The project represents a test case for China’s broader hydrogen infrastructure development strategy, where success metrics extend beyond immediate economic returns to include technological demonstration and regulatory framework development. Future pipeline projects will likely incorporate lessons learned from this initial deployment regarding routing, capacity optimization, and operational protocols.
Cross-regional hydrogen transportation addresses industrial decarbonization requirements in Beijing-Tianjin-Hebei region, where steel, chemicals, and refining sectors face increasing pressure to reduce carbon emissions. These industries represent logical early adopters for pipeline-delivered hydrogen, yet their conversion timelines and volume commitments remain uncertain.
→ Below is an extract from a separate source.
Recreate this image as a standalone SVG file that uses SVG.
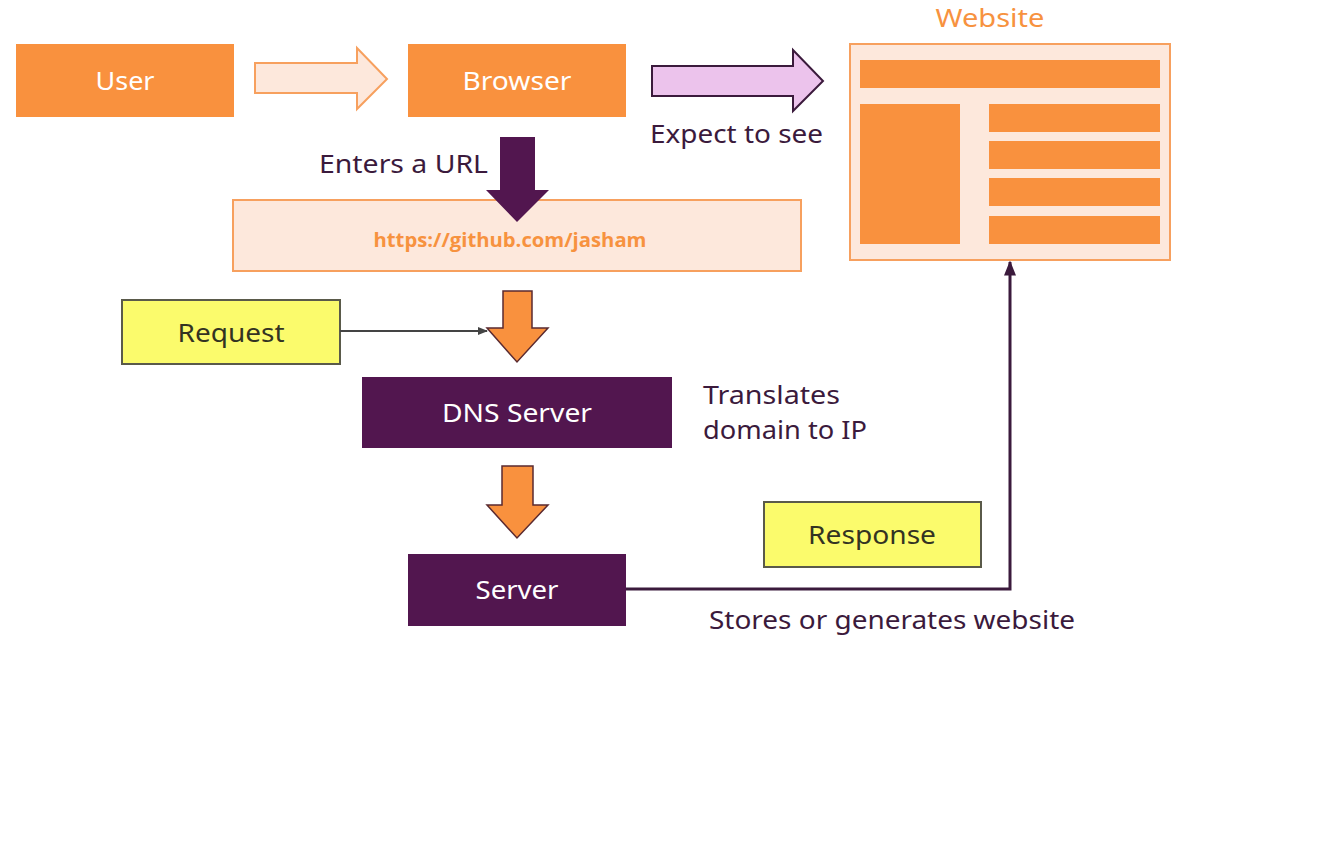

The pipeline’s integration with China’s National Development and Reform Commission directives on clean hydrogen and co-firing demonstrates policy alignment, yet implementation success depends on market mechanisms and pricing structures that make green hydrogen competitive with alternatives. Current Chinese policies provide production subsidies but limited demand-side incentives for industrial hydrogen adoption.
International implications extend beyond domestic energy security to positioning within global hydrogen trade development. China’s pipeline experience could inform future cross-border hydrogen infrastructure projects, particularly connections to Central Asian renewable resources or domestic distribution networks for imported hydrogen from regions with lower production costs.